Slicer does not invert the transform. ITK computes the inverse transform, because this is what you need for transforming images (resampling transform).
It may sound strange first, but for transforming objects between two coordinate systems, you need different transform, depending on what kind of data you work with. For transforming surface meshes, points, curves, etc. you need the forward (modeling) transform, while for transforming images you need the inverse (resampling) transform.
Slicer needs to transform various objects, so it always needs forward and inverse transform for all transforms (including non-linear transforms, even if many of them are chained together). Therefore, we implemented transform nodes in Slicer so that they can store both “to parent” and “from parent” transforms and if only one is specified then compute the other dynamically. Dynamic inverse computation of composite non-linear transformation chains is implemented in VTK by David Gobbi -you can find more details about the used numerical methods in this paper.
If you work in an environment where VTK transforms are not available, only ITK, then the best you can do is to compute static inverse transforms over some predefined volume, which is of course very slow and very inflexible.
Thank you for the information! This helps me out a lot.
I understand that ITK computes the inverse transform (from fixed to moving) because of image resampling. But when I import this ‘inverse’ transform in Slicer, this transform seems to be automatically inverted again (to get the transform from moving to fixed). Then I can directly apply this transform to e.g. a mesh in the moving space.
So I was wondering why Slicer automatically inverts the transform back. When I check the transform after importing it says; “Transform to parent: Computed by inverting the transform from parent”.
As I understand it now Slicer automatically thus computes the inverse because it always wants “to parent” and “from parent” transforms. And as I understood from the paper it computes the inverse with an iterative process (Newton’s method). So it does this immediately during importing the transform, within a few seconds?
When Slicer reads a grid transform then it assumes that it is for transforming images (as most likely it was created by image registration) therefore it marks it as “from parent”.

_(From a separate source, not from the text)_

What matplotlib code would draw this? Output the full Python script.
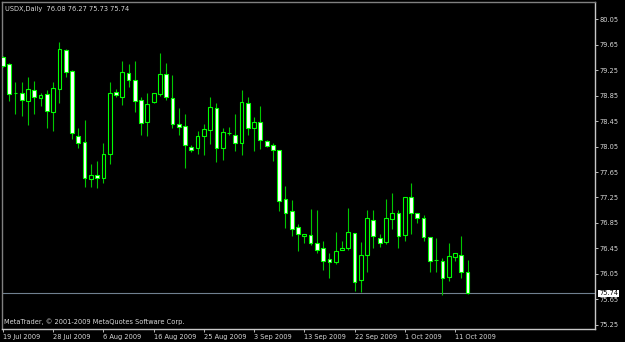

Inversion is performed on-the-fly, whenever is needed, on specific data sets. For example, if you apply a non-linear transform on a volume that is displayed in a slice viewer then we don’t invert the entire volume (it would be very slow), but we set it in the image reslice filter that extracts the slice. Or, if you want to transform landmarks, it only needs to compute the inverse at those landmark locations, making computation time about 6 magnitudes faster (and a bit more accurate) than than inverting an entire field and applying that to the mesh.